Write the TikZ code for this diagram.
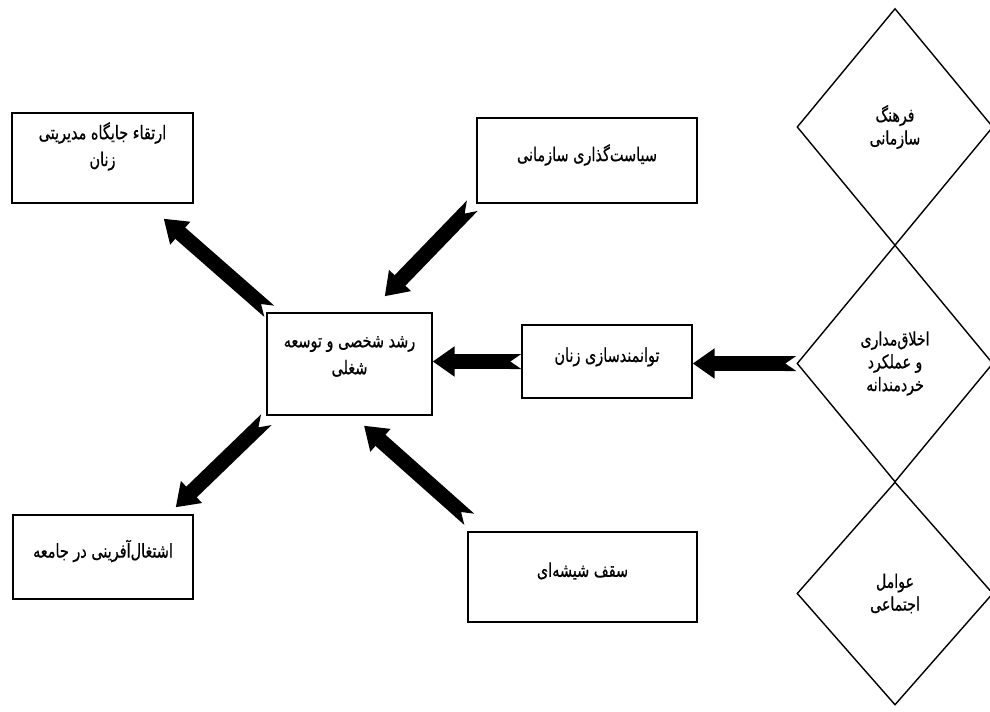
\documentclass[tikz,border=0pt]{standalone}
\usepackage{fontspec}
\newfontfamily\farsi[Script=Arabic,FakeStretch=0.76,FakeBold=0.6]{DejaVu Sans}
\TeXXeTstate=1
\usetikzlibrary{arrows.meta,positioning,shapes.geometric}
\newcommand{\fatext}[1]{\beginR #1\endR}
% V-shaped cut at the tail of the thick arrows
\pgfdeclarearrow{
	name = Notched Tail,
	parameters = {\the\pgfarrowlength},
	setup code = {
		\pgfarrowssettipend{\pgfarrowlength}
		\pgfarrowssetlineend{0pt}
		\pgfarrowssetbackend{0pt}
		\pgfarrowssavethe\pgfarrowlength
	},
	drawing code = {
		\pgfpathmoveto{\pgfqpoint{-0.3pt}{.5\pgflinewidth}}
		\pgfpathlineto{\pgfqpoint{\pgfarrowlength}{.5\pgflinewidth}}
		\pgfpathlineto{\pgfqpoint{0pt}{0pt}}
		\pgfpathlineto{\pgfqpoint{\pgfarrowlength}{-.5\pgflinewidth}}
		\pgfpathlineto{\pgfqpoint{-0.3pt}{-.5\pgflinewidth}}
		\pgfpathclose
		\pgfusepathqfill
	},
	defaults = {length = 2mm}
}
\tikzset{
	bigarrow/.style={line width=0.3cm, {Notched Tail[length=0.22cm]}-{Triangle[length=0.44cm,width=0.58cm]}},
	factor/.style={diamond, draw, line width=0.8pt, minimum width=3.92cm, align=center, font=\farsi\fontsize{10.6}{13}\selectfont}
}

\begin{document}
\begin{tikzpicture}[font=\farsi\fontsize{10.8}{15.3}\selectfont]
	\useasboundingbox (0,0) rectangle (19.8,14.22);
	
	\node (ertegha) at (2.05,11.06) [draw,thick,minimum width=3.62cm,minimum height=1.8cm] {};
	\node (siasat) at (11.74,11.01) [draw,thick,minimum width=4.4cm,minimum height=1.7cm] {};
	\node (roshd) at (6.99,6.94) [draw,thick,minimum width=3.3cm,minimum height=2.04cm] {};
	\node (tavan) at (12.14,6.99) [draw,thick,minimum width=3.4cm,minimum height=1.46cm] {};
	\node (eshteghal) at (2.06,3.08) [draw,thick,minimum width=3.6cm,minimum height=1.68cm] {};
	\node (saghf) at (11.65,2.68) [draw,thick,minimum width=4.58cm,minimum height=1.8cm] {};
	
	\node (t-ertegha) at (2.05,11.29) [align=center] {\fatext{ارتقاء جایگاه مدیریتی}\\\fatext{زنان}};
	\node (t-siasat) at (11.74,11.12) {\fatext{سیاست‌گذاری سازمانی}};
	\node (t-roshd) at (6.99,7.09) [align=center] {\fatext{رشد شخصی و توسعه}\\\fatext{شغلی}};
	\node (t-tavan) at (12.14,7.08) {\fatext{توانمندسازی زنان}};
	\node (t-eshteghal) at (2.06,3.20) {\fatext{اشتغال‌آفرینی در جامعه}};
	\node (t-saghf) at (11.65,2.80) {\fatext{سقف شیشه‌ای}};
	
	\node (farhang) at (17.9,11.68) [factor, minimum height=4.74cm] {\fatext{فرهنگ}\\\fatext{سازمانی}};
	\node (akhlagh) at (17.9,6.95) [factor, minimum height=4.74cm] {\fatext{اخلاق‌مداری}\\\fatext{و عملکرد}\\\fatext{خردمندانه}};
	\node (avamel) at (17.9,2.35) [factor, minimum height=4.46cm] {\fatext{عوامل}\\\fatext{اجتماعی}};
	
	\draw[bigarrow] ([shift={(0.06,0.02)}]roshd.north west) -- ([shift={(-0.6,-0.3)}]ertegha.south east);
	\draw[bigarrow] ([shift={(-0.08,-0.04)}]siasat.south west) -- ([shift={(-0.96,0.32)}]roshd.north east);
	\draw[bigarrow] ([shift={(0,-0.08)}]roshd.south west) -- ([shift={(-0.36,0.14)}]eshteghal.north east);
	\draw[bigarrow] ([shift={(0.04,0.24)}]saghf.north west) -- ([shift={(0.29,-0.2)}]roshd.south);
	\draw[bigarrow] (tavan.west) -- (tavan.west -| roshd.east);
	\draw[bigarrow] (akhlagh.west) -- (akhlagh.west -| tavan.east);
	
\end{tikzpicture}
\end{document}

Stated task ::
Give the data above again in full and unchanged, skipping the pictures.

Solution ::
Write the TikZ code for this diagram.
\documentclass[tikz,border=0pt]{standalone}
\usepackage{fontspec}
\newfontfamily\farsi[Script=Arabic,FakeStretch=0.76,FakeBold=0.6]{DejaVu Sans}
\TeXXeTstate=1
\usetikzlibrary{arrows.meta,positioning,shapes.geometric}
\newcommand{\fatext}[1]{\beginR #1\endR}
% V-shaped cut at the tail of the thick arrows
\pgfdeclarearrow{
	name = Notched Tail,
	parameters = {\the\pgfarrowlength},
	setup code = {
		\pgfarrowssettipend{\pgfarrowlength}
		\pgfarrowssetlineend{0pt}
		\pgfarrowssetbackend{0pt}
		\pgfarrowssavethe\pgfarrowlength
	},
	drawing code = {
		\pgfpathmoveto{\pgfqpoint{-0.3pt}{.5\pgflinewidth}}
		\pgfpathlineto{\pgfqpoint{\pgfarrowlength}{.5\pgflinewidth}}
		\pgfpathlineto{\pgfqpoint{0pt}{0pt}}
		\pgfpathlineto{\pgfqpoint{\pgfarrowlength}{-.5\pgflinewidth}}
		\pgfpathlineto{\pgfqpoint{-0.3pt}{-.5\pgflinewidth}}
		\pgfpathclose
		\pgfusepathqfill
	},
	defaults = {length = 2mm}
}
\tikzset{
	bigarrow/.style={line width=0.3cm, {Notched Tail[length=0.22cm]}-{Triangle[length=0.44cm,width=0.58cm]}},
	factor/.style={diamond, draw, line width=0.8pt, minimum width=3.92cm, align=center, font=\farsi\fontsize{10.6}{13}\selectfont}
}

\begin{document}
\begin{tikzpicture}[font=\farsi\fontsize{10.8}{15.3}\selectfont]
	\useasboundingbox (0,0) rectangle (19.8,14.22);
	
	\node (ertegha) at (2.05,11.06) [draw,thick,minimum width=3.62cm,minimum height=1.8cm] {};
	\node (siasat) at (11.74,11.01) [draw,thick,minimum width=4.4cm,minimum height=1.7cm] {};
	\node (roshd) at (6.99,6.94) [draw,thick,minimum width=3.3cm,minimum height=2.04cm] {};
	\node (tavan) at (12.14,6.99) [draw,thick,minimum width=3.4cm,minimum height=1.46cm] {};
	\node (eshteghal) at (2.06,3.08) [draw,thick,minimum width=3.6cm,minimum height=1.68cm] {};
	\node (saghf) at (11.65,2.68) [draw,thick,minimum width=4.58cm,minimum height=1.8cm] {};
	
	\node (t-ertegha) at (2.05,11.29) [align=center] {\fatext{ارتقاء جایگاه مدیریتی}\\\fatext{زنان}};
	\node (t-siasat) at (11.74,11.12) {\fatext{سیاست‌گذاری سازمانی}};
	\node (t-roshd) at (6.99,7.09) [align=center] {\fatext{رشد شخصی و توسعه}\\\fatext{شغلی}};
	\node (t-tavan) at (12.14,7.08) {\fatext{توانمندسازی زنان}};
	\node (t-eshteghal) at (2.06,3.20) {\fatext{اشتغال‌آفرینی در جامعه}};
	\node (t-saghf) at (11.65,2.80) {\fatext{سقف شیشه‌ای}};
	
	\node (farhang) at (17.9,11.68) [factor, minimum height=4.74cm] {\fatext{فرهنگ}\\\fatext{سازمانی}};
	\node (akhlagh) at (17.9,6.95) [factor, minimum height=4.74cm] {\fatext{اخلاق‌مداری}\\\fatext{و عملکرد}\\\fatext{خردمندانه}};
	\node (avamel) at (17.9,2.35) [factor, minimum height=4.46cm] {\fatext{عوامل}\\\fatext{اجتماعی}};
	
	\draw[bigarrow] ([shift={(0.06,0.02)}]roshd.north west) -- ([shift={(-0.6,-0.3)}]ertegha.south east);
	\draw[bigarrow] ([shift={(-0.08,-0.04)}]siasat.south west) -- ([shift={(-0.96,0.32)}]roshd.north east);
	\draw[bigarrow] ([shift={(0,-0.08)}]roshd.south west) -- ([shift={(-0.36,0.14)}]eshteghal.north east);
	\draw[bigarrow] ([shift={(0.04,0.24)}]saghf.north west) -- ([shift={(0.29,-0.2)}]roshd.south);
	\draw[bigarrow] (tavan.west) -- (tavan.west -| roshd.east);
	\draw[bigarrow] (akhlagh.west) -- (akhlagh.west -| tavan.east);
	
\end{tikzpicture}
\end{document}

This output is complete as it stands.